* _Supplied data_:
==================================================

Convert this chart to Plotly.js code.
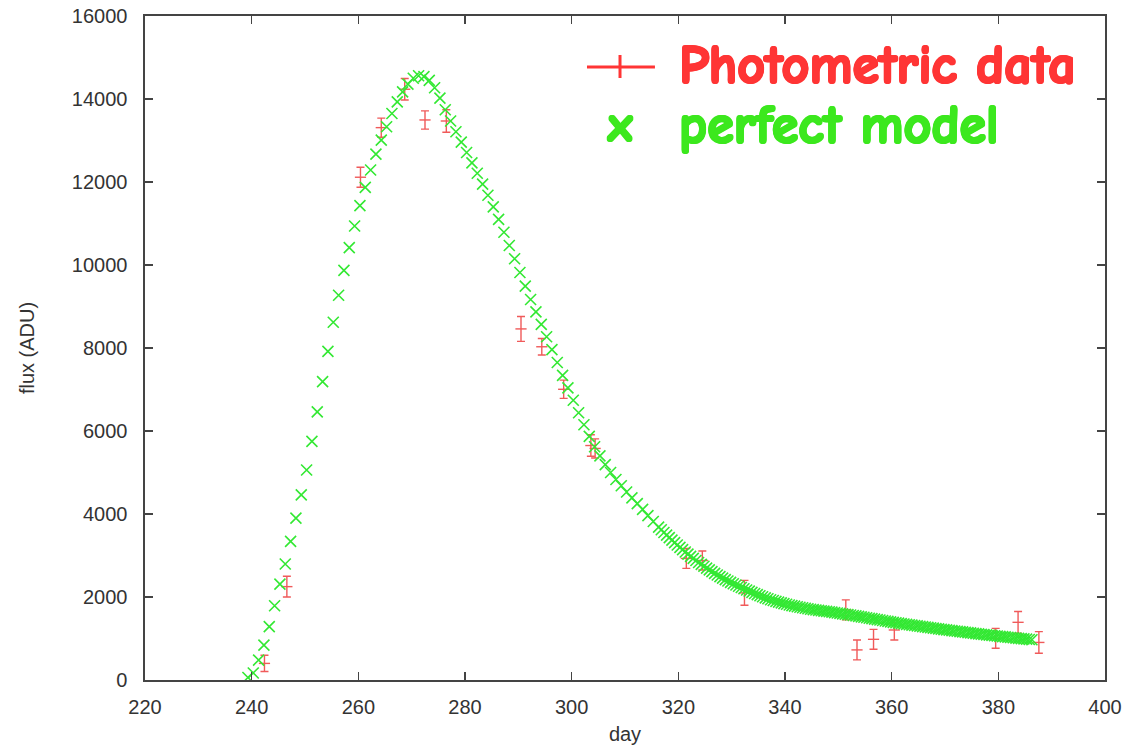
<!DOCTYPE html>
<html>
<head>
<meta charset="utf-8">
<script src="https://cdn.plot.ly/plotly-3.0.1.min.js"></script>
<style>html,body{margin:0;padding:0;background:#fff;}#chart{width:1142px;height:748px;}</style>
</head>
<body>
<div id="chart"></div>
<script>
// Photometric data (day, flux, error)
const dataDay  = [242.4, 246.6, 260.4, 264.3, 268.7, 272.5, 276.5, 290.5, 294.4, 298.5, 303.6, 304.4, 321.5, 324.5, 332.4, 351.4, 353.5, 356.6, 360.5, 379.5, 383.7, 387.6];
const dataFlux = [400, 2250, 12115, 13310, 14235, 13495, 13470, 8460, 8030, 7005, 5650, 5580, 2930, 2880, 2100, 1690, 725, 980, 1205, 1005, 1390, 905];
const dataErr  = [195, 250, 240, 230, 260, 220, 270, 300, 200, 220, 260, 230, 240, 230, 300, 240, 240, 240, 240, 240, 260, 260];

// Perfect model samples
const modelDay = [
239.3,240.3,241.3,242.3,243.3,244.3,245.3,246.3,247.3,248.3,249.3,250.3,251.3,252.3,253.3,254.3,255.3,256.3,257.3,258.3,259.3,
260.3,261.3,262.3,263.3,264.3,265.3,266.3,267.3,268.3,269.3,270.3,271.3,272.3,273.3,274.3,275.3,276.3,277.3,278.3,279.3,
280.3,281.3,282.3,283.3,284.3,285.3,286.3,287.3,288.3,289.3,290.3,291.3,292.3,293.3,294.3,295.3,296.3,297.3,298.3,299.3,
300.3,301.3,302.3,303.3,304.3,305.3,306.3,307.3,308.3,309.3,310.3,311.3,312.3,313.3,314.3,315.3,
316.3,316.8,317.3,317.8,318.3,318.8,319.3,319.8,320.3,320.8,321.3,321.8,322.3,322.8,323.3,323.8,324.3,324.8,325.3,325.8,
326.3,326.8,327.3,327.8,328.3,328.8,329.3,329.8,330.3,330.8,331.3,331.8,332.3,332.8,333.3,333.8,334.3,334.8,335.3,335.8,
336.3,336.8,337.3,337.8,338.3,338.8,339.3,339.8,340.3,340.8,341.3,341.8,342.3,342.8,343.3,343.8,344.3,344.8,345.3,345.8,
346.3,346.8,347.3,347.8,348.3,348.8,349.3,349.8,350.3,350.8,351.3,351.8,352.3,352.8,353.3,353.8,354.3,354.8,355.3,355.8,
356.3,356.8,357.3,357.8,358.3,358.8,359.3,359.8,360.3,360.8,361.3,361.8,362.3,362.8,363.3,363.8,364.3,364.8,365.3,365.8,
366.3,366.8,367.3,367.8,368.3,368.8,369.3,369.8,370.3,370.8,371.3,371.8,372.3,372.8,373.3,373.8,374.3,374.8,375.3,375.8,
376.3,376.8,377.3,377.8,378.3,378.8,379.3,379.8,380.3,380.8,381.3,381.8,382.3,382.8,383.3,383.8,384.3,384.8,385.3,385.8,
386.3];
const modelFlux = [
60,170,480,840,1285,1790,2310,2795,3340,3900,4460,5060,5750,6460,7190,7920,8620,9270,9870,10420,10940,
11430,11870,12290,12670,13010,13330,13650,13930,14170,14360,14500,14560,14540,14450,14270,14020,13740,13470,13210,12960,
12710,12460,12210,11950,11680,11400,11100,10790,10470,10150,9820,9490,9170,8870,8570,8270,7960,7650,7340,7040,
6740,6440,6150,5870,5620,5400,5190,5000,4830,4680,4530,4390,4250,4110,3960,3820,
3685,3620,3555,3492,3430,3370,3310,3252,3195,3140,3085,3032,2980,2930,2880,2832,2785,2740,2695,2652,
2610,2570,2530,2492,2455,2420,2385,2352,2320,2289,2258,2228,2198,2169,2140,2112,2084,2057,2030,2005,
1980,1957,1935,1915,1895,1876,1858,1841,1824,1808,1793,1779,1765,1752,1740,1728,1717,1706,1696,1686,
1677,1668,1659,1652,1645,1635,1625,1615,1605,1595,1585,1575,1565,1554,1544,1533,1522,1511,1500,1489,
1478,1467,1456,1445,1434,1423,1412,1401,1390,1380,1370,1360,1350,1340,1331,1321,1312,1303,1294,1285,
1276,1267,1258,1250,1241,1232,1224,1215,1207,1199,1190,1182,1174,1166,1158,1150,1142,1134,1126,1119,
1111,1103,1096,1088,1081,1074,1066,1059,1052,1045,1038,1031,1024,1017,1010,1004,997,990,984,977,
970];

const xTicks = [220, 240, 260, 280, 300, 320, 340, 360, 380, 400];
const yTicks = [0, 2000, 4000, 6000, 8000, 10000, 12000, 14000, 16000];
const legendLabels = ['Photometric data', 'perfect model'];

const redBar = '#f05a5a';
const green = '#33e833';
const legendRed = '#ff3535';
const legendGreen = '#3ce81e';
const frame = '#444444';

function fauxBold(c) {
  return '1px 0 0 ' + c + ', -1px 0 0 ' + c + ', 0 1px 0 ' + c + ', 0 -1px 0 ' + c +
         ', 1px 1px 0 ' + c + ', -1px -1px 0 ' + c + ', 1px -1px 0 ' + c + ', -1px 1px 0 ' + c;
}

const traces = [
  {
    x: dataDay, y: dataFlux, type: 'scatter', mode: 'markers', name: legendLabels[0],
    marker: {symbol: 'line-ew', size: 8, color: redBar, line: {width: 1.4, color: redBar}},
    error_y: {type: 'data', array: dataErr, visible: true, color: redBar, thickness: 1.4, width: 4},
    showlegend: false
  },
  {
    x: modelDay, y: modelFlux, type: 'scatter', mode: 'markers', name: legendLabels[1],
    marker: {symbol: 'x-thin', size: 11, color: green, line: {width: 1.6, color: green}},
    showlegend: false
  }
];

const axisCommon = {
  showline: true, linecolor: frame, linewidth: 1.6, mirror: 'ticks',
  ticks: 'inside', ticklen: 8, tickwidth: 1.6, tickcolor: frame,
  showgrid: false, zeroline: false,
  tickfont: {family: 'Liberation Sans, Arial, sans-serif', size: 20, color: '#333333'},
  fixedrange: true
};

const legendFamily = "'Comic Sans MS', 'Comic Neue', Lato, sans-serif";

const layout = {
  width: 1142, height: 748,
  margin: {l: 145, r: 37, t: 16, b: 68},
  paper_bgcolor: '#ffffff', plot_bgcolor: '#ffffff',
  showlegend: false,
  xaxis: Object.assign({}, axisCommon, {
    range: [220, 400], tickvals: xTicks, ticktext: xTicks.map(String),
    ticklabelstandoff: 8,
    title: {text: 'day', font: {family: 'Liberation Sans, Arial, sans-serif', size: 20, color: '#333333'}, standoff: 10}
  }),
  yaxis: Object.assign({}, axisCommon, {
    range: [0, 16000], tickvals: yTicks, ticktext: yTicks.map(String),
    ticklabelstandoff: 12,
    title: {text: 'flux (ADU)', font: {family: 'Liberation Sans, Arial, sans-serif', size: 20, color: '#333333'}, standoff: 32}
  }),
  shapes: [
    {type: 'line', xref: 'paper', yref: 'paper', x0: 0.4604, x1: 0.5312, y0: 0.9232, y1: 0.9232, line: {color: legendRed, width: 3}},
    {type: 'line', xref: 'paper', yref: 'paper', x0: 0.4948, x1: 0.4948, y0: 0.9413, y1: 0.9066, line: {color: legendRed, width: 3}}
  ],
  annotations: [
    {xref: 'paper', yref: 'paper', x: 0.5545, y: 0.9262, xanchor: 'left', yanchor: 'middle', showarrow: false,
     text: legendLabels[0], font: {family: legendFamily, size: 54, weight: 'bold', color: legendRed, shadow: fauxBold(legendRed)}},
    {xref: 'paper', yref: 'paper', x: 0.5545, y: 0.8358, xanchor: 'left', yanchor: 'middle', showarrow: false,
     text: legendLabels[1], font: {family: legendFamily, size: 54, weight: 'bold', color: legendGreen, shadow: fauxBold(legendGreen)}},
    {xref: 'paper', yref: 'paper', x: 0.4948, y: 0.8358, xanchor: 'center', yanchor: 'middle', showarrow: false,
     text: 'x', font: {family: legendFamily, size: 50, weight: 'bold', color: legendGreen, shadow: fauxBold(legendGreen)}}
  ]
};

Plotly.newPlot('chart', traces, layout, {displayModeBar: false, staticPlot: true});
</script>
</body>
</html>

==================================================

* _Required task_: Reproduce each line holding the word "chart".

* _Result of this exercise_:
Convert this chart to Plotly.js code.
<style>html,body{margin:0;padding:0;background:#fff;}#chart{width:1142px;height:748px;}</style>
<div id="chart"></div>
Plotly.newPlot('chart', traces, layout, {displayModeBar: false, staticPlot: true});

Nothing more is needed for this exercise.